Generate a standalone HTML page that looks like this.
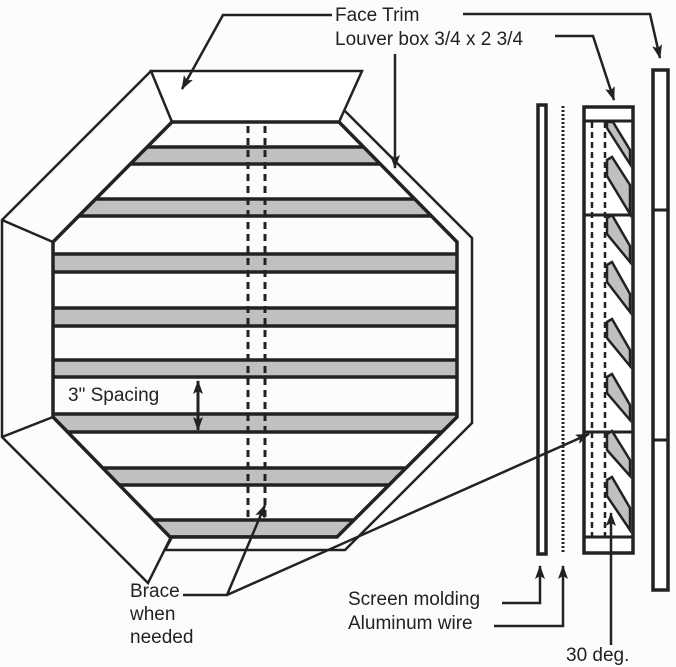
<!DOCTYPE html>
<html><head><meta charset="utf-8"><style>
html,body{margin:0;padding:0;background:#fcfcfc;}
svg{display:block;}
text{font-family:"Liberation Sans",Arial,sans-serif;font-size:19px;fill:#222;}
</style></head><body>
<svg width="676" height="667" viewBox="0 0 676 667" xmlns="http://www.w3.org/2000/svg">
<defs>
<marker id="ah" markerWidth="14" markerHeight="10" refX="13" refY="5" orient="auto" markerUnits="userSpaceOnUse">
<path d="M0,0 L14,5 L0,10 L3,5 Z" fill="#222"/>
</marker>
<clipPath id="oct"><polygon points="172,122 339,122 457,242 457,417 337,537 170,537 53,417 53,242"/></clipPath>
</defs>
<g fill="none" stroke="#222" stroke-width="2.5">
<polygon points="151,71 362,71 339,122 172,122" fill="#fff"/>
<polyline points="151,71 2,220 2,437 148,583 171,537"/>
<line x1="2" y1="220" x2="53" y2="242"/>
<line x1="2" y1="437" x2="53" y2="417"/>
<polyline points="345,111 472,238 472,423 345,550 165,550 172,537"/>
</g>
<g clip-path="url(#oct)" stroke="#222" stroke-width="3.5">
<rect x="40" y="147" width="430" height="17" fill="#c0c0c0"/>
<rect x="40" y="199" width="430" height="17" fill="#c0c0c0"/>
<rect x="40" y="254" width="430" height="18" fill="#c0c0c0"/>
<rect x="40" y="308" width="430" height="18" fill="#c0c0c0"/>
<rect x="40" y="360" width="430" height="17" fill="#c0c0c0"/>
<rect x="40" y="414" width="430" height="18" fill="#c0c0c0"/>
<rect x="40" y="468" width="430" height="17" fill="#c0c0c0"/>
<rect x="40" y="520" width="430" height="17" fill="#c0c0c0"/>
</g>
<polygon points="172,122 339,122 457,242 457,417 337,537 170,537 53,417 53,242" fill="none" stroke="#222" stroke-width="3.5"/>
<g stroke="#222" stroke-width="3" stroke-dasharray="7,5">
<line x1="248" y1="126" x2="248" y2="518"/>
<line x1="265" y1="126" x2="265" y2="518"/>
</g>
<text x="68" y="401">3" Spacing</text>
<line x1="198" y1="392" x2="198" y2="381" stroke="#222" stroke-width="3" marker-end="url(#ah)"/>
<line x1="198" y1="400" x2="198" y2="430" stroke="#222" stroke-width="3" marker-end="url(#ah)"/>
<line x1="198" y1="392" x2="198" y2="420" stroke="#222" stroke-width="3"/>
<text x="335" y="21">Face Trim</text>
<text x="335" y="45">Louver box 3/4 x 2 3/4</text>
<g fill="none" stroke="#222" stroke-width="2.5">
<polyline points="332,15 223,15 182,89" marker-end="url(#ah)"/>
<polyline points="463,14 650,14 660,58" marker-end="url(#ah)"/>
<polyline points="555,36 593,36 614,100" marker-end="url(#ah)"/>
<line x1="395" y1="54" x2="395" y2="168" marker-end="url(#ah)"/>
</g>
<g fill="#fff" stroke="#222" stroke-width="3.5">
<rect x="538" y="105" width="8" height="449"/>
<rect x="584" y="107" width="49" height="446"/>
<rect x="653" y="70" width="15" height="520"/>
</g>
<line x1="563" y1="106" x2="563" y2="553" stroke="#222" stroke-width="3" stroke-dasharray="2,2"/>
<g stroke="#222" stroke-width="3">
<line x1="584" y1="121" x2="633" y2="121"/>
<line x1="584" y1="537" x2="633" y2="537"/>
<line x1="584" y1="215" x2="633" y2="215"/>
<line x1="584" y1="432" x2="633" y2="432"/>
<line x1="653" y1="210" x2="668" y2="210"/>
<line x1="653" y1="440" x2="668" y2="440"/>
</g>
<g stroke="#222" stroke-width="2.5" stroke-dasharray="6,4">
<line x1="592" y1="122" x2="592" y2="536"/>
<line x1="605" y1="122" x2="605" y2="536"/>
</g>
<g fill="#c0c0c0" stroke="#222" stroke-width="2.5">
<polygon points="607,122 613,122 630,150 630,164 607,128"/>
<polygon points="607,160 612,157 630,185 630,214 607,176"/>
<polygon points="607,218 612,215 630,246 630,262 607,234"/>
<polygon points="607,265 612,262 630,294 630,312 607,282"/>
<polygon points="607,322 612,319 630,350 630,366 607,338"/>
<polygon points="607,377 612,374 630,405 630,420 607,393"/>
<polygon points="607,434 612,431 630,460 630,476 607,450"/>
<polygon points="607,480 612,477 630,508 630,530 607,496"/>
</g>
<text x="130" y="597">Brace</text>
<text x="130" y="620">when</text>
<text x="130" y="643">needed</text>
<text x="348" y="605">Screen molding</text>
<text x="348" y="629">Aluminum wire</text>
<text x="566" y="661">30 deg.</text>
<g fill="none" stroke="#222" stroke-width="2.5">
<polyline points="183,595 227,595 265,505" marker-end="url(#ah)"/>
<line x1="227" y1="595" x2="589" y2="434" marker-end="url(#ah)"/>
<polyline points="502,603 540,603 540,566" marker-end="url(#ah)"/>
<polyline points="494,626 563,626 563,566" marker-end="url(#ah)"/>
<line x1="611" y1="645" x2="611" y2="513" marker-end="url(#ah)"/>
</g>
</svg>
</body></html>
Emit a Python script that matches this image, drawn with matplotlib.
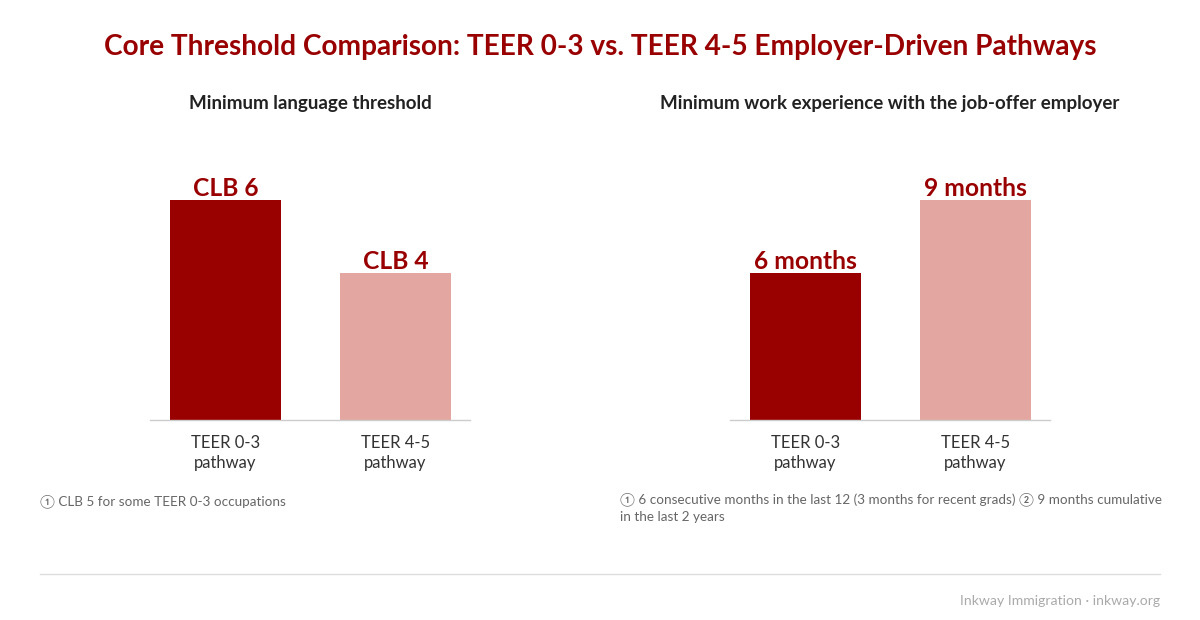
import matplotlib
matplotlib.use("Agg")
import matplotlib.pyplot as plt

plt.rcParams['font.family'] = ['Lato', 'DejaVu Sans']

categories = ["TEER 0-3\npathway", "TEER 4-5\npathway"]
lang_values = [6, 4]
lang_labels = ["CLB 6", "CLB 4"]
work_values = [6, 9]
work_labels = ["6 months", "9 months"]
bar_colors = ["#990000", "#e3a6a0"]

title = "Core Threshold Comparison: TEER 0-3 vs. TEER 4-5 Employer-Driven Pathways"
sub_left = "Minimum language threshold"
sub_right = "Minimum work experience with the job-offer employer"
note_left = "\u2460 CLB 5 for some TEER 0-3 occupations"
note_right = ("\u2460 6 consecutive months in the last 12 (3 months for recent grads) \u2461 9 months cumulative\n"
              "in the last 2 years")
source = "Inkway Immigration \u00b7 inkway.org"

W, H = 1200, 620
fig = plt.figure(figsize=(W / 100, H / 100), dpi=100)
fig.patch.set_facecolor("white")


def fx(px):
    return px / W


def fy(py):
    return 1 - py / H


def panel(left_px, values, labels, ymax):
    ax = fig.add_axes([fx(left_px), fy(420), fx(320), (420 - 160) / H])
    x = list(range(len(values)))
    ax.bar(x, values, width=0.653, color=bar_colors)
    for xi, v, lab in zip(x, values, labels):
        ax.text(xi, v, lab, ha="center", va="bottom", fontsize=17.7, fontweight="bold",
                color="#990000")
    ax.set_xlim(-0.444, 1.438)
    ax.set_ylim(0, ymax)
    ax.set_xticks(x)
    ax.set_xticklabels(categories, fontsize=12, color="#333333", linespacing=1.3)
    ax.tick_params(axis="x", length=0, pad=11)
    ax.set_yticks([])
    for s in ["top", "right", "left"]:
        ax.spines[s].set_visible(False)
    ax.spines["bottom"].set_color("#cccccc")
    ax.spines["bottom"].set_linewidth(1)
    return ax


panel(150, lang_values, lang_labels, 7.09)
panel(730, work_values, work_labels, 10.64)

fig.text(0.5, fy(47), title, ha="center", va="center", fontsize=20.2, fontweight="bold",
         color="#990000")
fig.text(fx(310), fy(103), sub_left, ha="center", va="center", fontsize=13.5,
         fontweight="bold", color="#222222")
fig.text(fx(890), fy(103), sub_right, ha="center", va="center", fontsize=13.5,
         fontweight="bold", color="#222222")
fig.text(fx(40), fy(501), note_left, ha="left", va="center", fontsize=9.7, color="#666666")
fig.text(fx(620), fy(492), note_right, ha="left", va="top", fontsize=9.7, color="#666666",
         linespacing=1.5)

fig.add_artist(plt.Line2D([fx(40), fx(1160)], [fy(574), fy(574)], color="#dddddd", lw=1))
fig.text(fx(1160), fy(601), source, ha="right", va="center", fontsize=10.1, color="#aaaaaa")

fig.savefig("out.png", dpi=100, facecolor="white")
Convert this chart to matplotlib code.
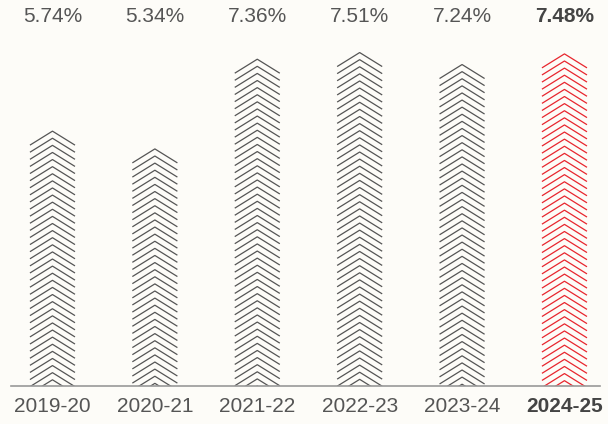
import matplotlib
matplotlib.use("Agg")
import matplotlib.pyplot as plt
import matplotlib.transforms as mtransforms
from matplotlib.collections import LineCollection
from matplotlib.patches import Rectangle

# data
years = ["2019-20", "2020-21", "2021-22", "2022-23", "2023-24", "2024-25"]
values = [5.74, 5.34, 7.36, 7.51, 7.24, 7.48]
labels = ["5.74%", "5.34%", "7.36%", "7.51%", "7.24%", "7.48%"]
highlight = [False, False, False, False, False, True]

bg = "#fdfcf8"
grey = "#555555"
red = "#e8262e"

plt.rcParams["font.family"] = ["Liberation Sans", "DejaVu Sans"]

fig = plt.figure(figsize=(6.08, 4.24), dpi=100, facecolor=bg)
ax = fig.add_axes([11 / 608, 38 / 424, 589 / 608, 386 / 424])
ax.set_facecolor(bg)
ax.set_xlim(-0.405, 5.347)
ax.set_ylim(0, 386 / 44.4)

half_w = 0.22     # half bar width in x units
drop = 0.315      # chevron arm drop
step = 0.16       # spacing between chevrons

for i, v in enumerate(values):
    col = red if highlight[i] else grey
    segs = []
    k = 0
    while v - k * step > -drop:
        top = v - k * step
        segs.append([(i - half_w, top - drop), (i, top), (i + half_w, top - drop)])
        k += 1
    lc = LineCollection(segs, colors=col, linewidths=0.9, capstyle="butt")
    clip = Rectangle((i - half_w - 0.01, 0), 2 * half_w + 0.02, v + 1, transform=ax.transData)
    lc.set_clip_path(clip)
    ax.add_collection(lc)

# value labels along the top
trans = mtransforms.blended_transform_factory(ax.transData, fig.transFigure)
for i, lab in enumerate(labels):
    fig.text(i, 1 - 17 / 424, lab, transform=trans, ha="center", va="center",
             fontsize=15, color="#444444" if highlight[i] else grey,
             fontweight="bold" if highlight[i] else "normal")

ax.set_xticks(range(len(years)))
ax.set_xticklabels(years, fontsize=15, color=grey)
for i, t in enumerate(ax.get_xticklabels()):
    if highlight[i]:
        t.set_fontweight("bold")
        t.set_color("#444444")
ax.tick_params(axis="x", length=0, pad=8)
ax.set_yticks([])
for s in ["top", "left", "right"]:
    ax.spines[s].set_visible(False)
ax.spines["bottom"].set_color("#999999")
ax.spines["bottom"].set_linewidth(1.2)

fig.savefig("out.png", dpi=100, facecolor=bg)
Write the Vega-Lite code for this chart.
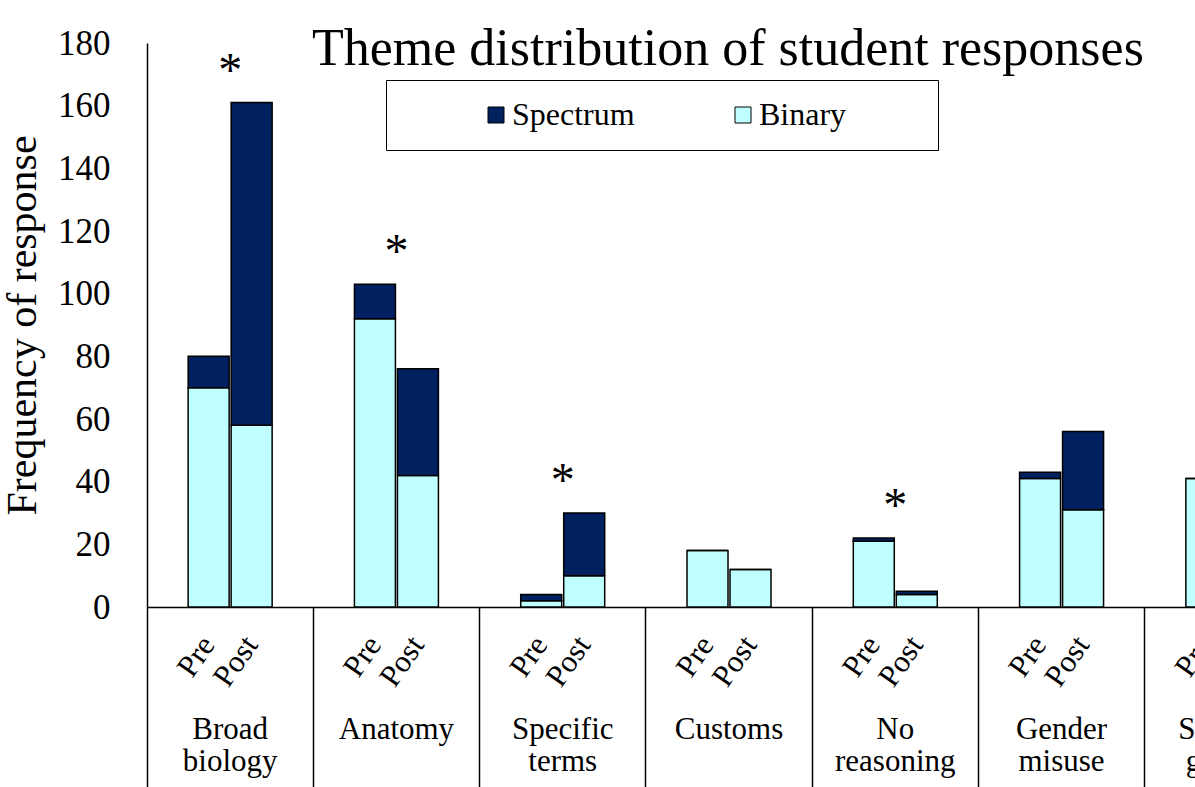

********

STATED EXERCISE: The lines you need run from the one containing "Emit a Python" down to the one containing "plt.rcParams['font.family'] = ['Lato', 'DejaVu"; print them exactly, both ends included, and leave out pictures.

WORKED ANSWER:
Emit a Python script that matches this image, drawn with matplotlib.
import matplotlib
matplotlib.use("Agg")
import matplotlib.pyplot as plt

plt.rcParams['font.family'] = ['Lato', 'DejaVu Sans']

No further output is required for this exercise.